Tuesday, August 26, 2008

Beloved by Toni Morrison

Beloved is, simply put, one of the most powerful books I've ever read. Nominally the story of an ante-bellum woman's escape from slavery to supposed safety in free Ohio, Beloved is much more than that. In fact, while I was moved by the story, I was more taken by the world surrounding the story. I'm not sure I'm explaining this correctly, but to boil it down, Beloved brought home the horrors of slavery to me more than anything else I've ever read or seen. And frankly, I've read widely in the history of the era.

In this book, Toni Morrison hits the reader at a very visceral level with the physical trauma, psychological terror, and socio-political corruption of the slavery era.
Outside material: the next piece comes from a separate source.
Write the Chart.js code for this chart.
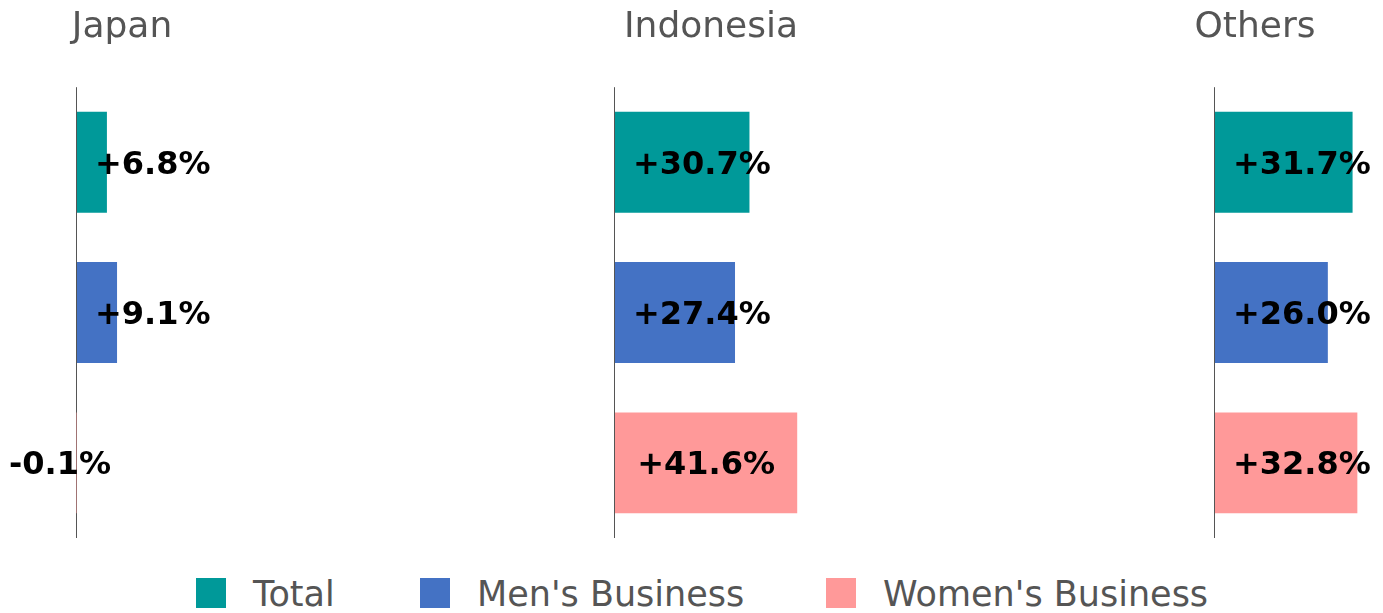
<!DOCTYPE html>
<html lang="en">
<head>
  <meta charset="utf-8">
  <title>Growth by region</title>
  <script src="https://cdn.jsdelivr.net/npm/chart.js@4"></script>
  <style>
    html, body { margin: 0; padding: 0; background: #fff; }
    body { width: 1383px; height: 613px; position: relative; overflow: hidden; font-family: "DejaVu Sans", sans-serif; }
    .panel { position: absolute; top: 0; height: 538px; }
    .item { position: absolute; top: 578px; display: flex; align-items: center; }
    .item .box { width: 30px; height: 30px; margin-right: 27px; }
    .item span { font-size: 35px; line-height: 30px; color: #555; white-space: nowrap; position: relative; top: 1px; }
  </style>
</head>
<body>
  <div class="panel" style="left:0px;width:244px"><canvas id="c0"></canvas></div>
  <div class="panel" style="left:511px;width:400px"><canvas id="c1"></canvas></div>
  <div class="panel" style="left:1127px;width:256px"><canvas id="c2"></canvas></div>
  <div id="legend"></div>
  <script>
    // data
    var regions = ['Japan', 'Indonesia', 'Others'];
    var categories = ['Total', "Men's Business", "Women's Business"];
    var japan = [6.8, 9.1, -0.1];
    var indonesia = [30.7, 27.4, 41.6];
    var others = [31.7, 26.0, 32.8];
    var colors = ['#009999', '#4472C4', '#FF9999'];

    // layout: where zero sits on the page and how many px per percent point
    var panels = [
      { id: 'c0', left: 0, width: 244, zero: 77, ppu: 4.40, values: japan },
      { id: 'c1', left: 511, width: 400, zero: 615, ppu: 4.38, values: indonesia },
      { id: 'c2', left: 1127, width: 256, zero: 1215, ppu: 4.34, values: others }
    ];
    var legendLeft = [196, 420, 826];

    function fmt(v) {
      return (v > 0 ? '+' : '') + v.toFixed(1) + '%';
    }

    var zeroLine = {
      id: 'zeroLine',
      beforeDatasetsDraw: function (chart) {
        var ctx = chart.ctx, a = chart.chartArea;
        var x = Math.floor(chart.scales.x.getPixelForValue(0)) - 0.5;
        ctx.save();
        ctx.strokeStyle = '#555';
        ctx.lineWidth = 1;
        ctx.beginPath();
        ctx.moveTo(x, a.top);
        ctx.lineTo(x, a.bottom);
        ctx.stroke();
        ctx.restore();
      }
    };

    var barLabels = {
      id: 'barLabels',
      afterDatasetsDraw: function (chart) {
        var ctx = chart.ctx;
        var base = chart.scales.x.getPixelForValue(0);
        var meta = chart.getDatasetMeta(0);
        var vals = chart.data.datasets[0].data;
        ctx.save();
        ctx.font = 'bold 32px "DejaVu Sans"';
        ctx.fillStyle = '#000';
        ctx.textBaseline = 'middle';
        ctx.textAlign = 'center';
        meta.data.forEach(function (bar, i) {
          var t = fmt(vals[i]);
          var w = ctx.measureText(t).width;
          var cx;
          if (vals[i] >= 0) {
            cx = Math.max(base + 18 + w / 2, (base + bar.x) / 2);
          } else {
            cx = base - 17;
          }
          ctx.fillText(t, cx, bar.y + 3);
        });
        ctx.restore();
      }
    };

    panels.forEach(function (p, k) {
      new Chart(document.getElementById(p.id), {
        type: 'bar',
        data: {
          labels: categories,
          datasets: [{
            data: p.values,
            backgroundColor: colors,
            borderWidth: 0,
            categoryPercentage: 1,
            barPercentage: 0.672
          }]
        },
        options: {
          indexAxis: 'y',
          responsive: true,
          maintainAspectRatio: false,
          animation: false,
          layout: { padding: 0 },
          scales: {
            x: {
              display: false,
              min: -(p.zero - p.left) / p.ppu,
              max: (p.left + p.width - p.zero) / p.ppu
            },
            y: { display: false }
          },
          plugins: {
            legend: { display: false },
            tooltip: { enabled: false },
            title: {
              display: true,
              text: regions[k],
              color: '#555',
              font: { family: 'DejaVu Sans', size: 36, weight: 'normal' },
              padding: { top: 6, bottom: 38 }
            }
          }
        },
        plugins: [zeroLine, barLabels]
      });
    });

    var lg = document.getElementById('legend');
    categories.forEach(function (c, i) {
      var it = document.createElement('div');
      it.className = 'item';
      it.style.left = legendLeft[i] + 'px';
      it.innerHTML = '<div class="box" style="background:' + colors[i] + '"></div><span>' + c + '</span>';
      lg.appendChild(it);
    });
  </script>
</body>
</html>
Not only is the physical damage of floggings and beatings (not to mention casual rapes) brought to your doorstep, but you, the reader, are forced to understand the psychological damage done to slaves. You realize what privations a runaway slave would endure to get to the "free" north. And then you understand at a very basic level what the Fugitive Slave Act was really all about and that the idea of "freedom" for blacks in the north was, at best, a very shaky proposition. You also come to learn what lengths a person would go to in order to preserve that freedom for one's family.
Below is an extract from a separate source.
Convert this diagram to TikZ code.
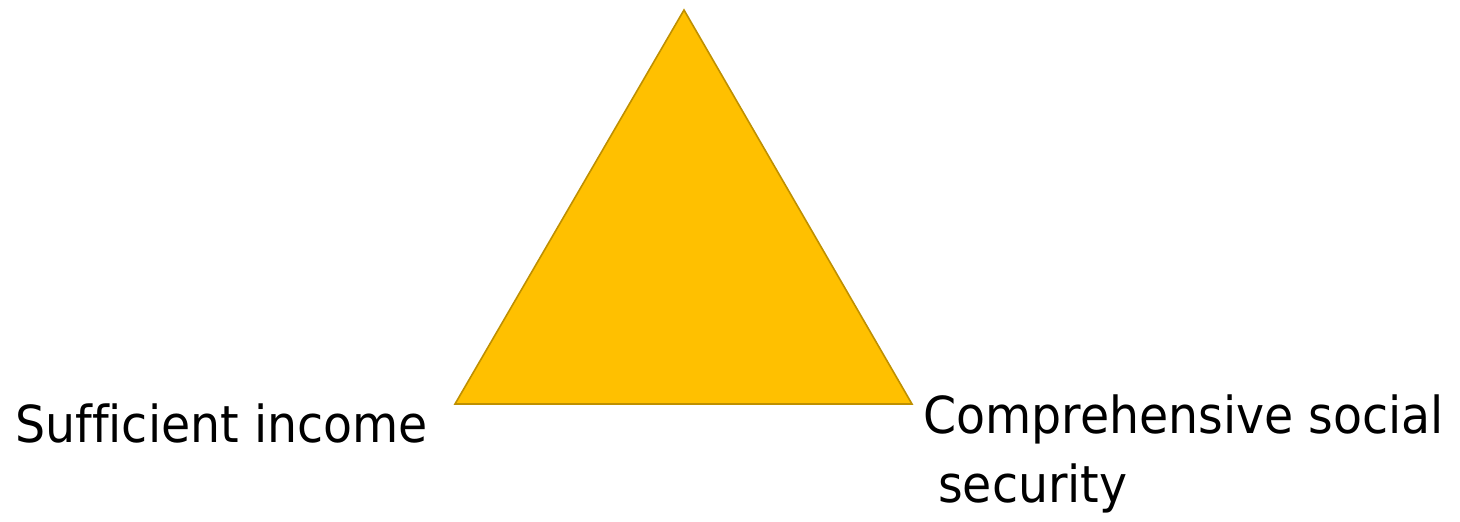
\documentclass[tikz,border=0pt]{standalone}
\usepackage{fontspec}
\setmainfont[Ligatures=NoCommon,FakeStretch=0.93]{DejaVu Sans}
\definecolor{gold}{HTML}{FFC000}
\definecolor{golddark}{HTML}{BF9000}
\begin{document}
\begin{tikzpicture}[x=1pt,y=-1pt,
  lbl/.style={inner sep=0pt,anchor=base west,font=\fontsize{51}{69}\selectfont},
  tri/.style={fill=gold,draw=golddark,line width=1.6pt,line join=miter}]
\useasboundingbox (0,0) rectangle (1460,522);
\coordinate (top) at (684,10);
\coordinate (bl) at (455,404);
\coordinate (br) at (912,404);
\draw[tri] (top) -- (bl) -- (br) -- cycle;
\node[lbl] (income) at (15,442) {Sufficient income};
\node[lbl] (social) at (923,433) {Comprehensive social};
\node[lbl] (security) at (938,502) {security};
\end{tikzpicture}
\end{document}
Morrison did several other interesting things in this book. Her take on love (man/woman, maternal, familial) in the context of these peoples lives is very intriguing. How much can one afford to love when one is a slave and your love might be torn from you at a master's whim? She also toyed with several classic notions of death, ghosts, and the spirit world in addition to a type of modified Christianity. Among the more obvious ones were death as a bridge to the afterworld and having to cross a river to get to (or back from) that afterworld.

Another aspect of the book I enjoyed was the occasional shift in point-of-view. It didn't happen too often, but when it did, it was very revealing of the characters, their inter-relations, and the wider world. It gave more weight to certain things than the exposition of the third person narrator would have.

Beloved is one of the most thought-provoking, horrifying, insightful, painful, and best books I've ever read. I shudder to think of the amount of research Morrison did in writing this book and I shudder even worse to think about how much it must have hurt to have written it which essentially meant having to have led the lives of her characters.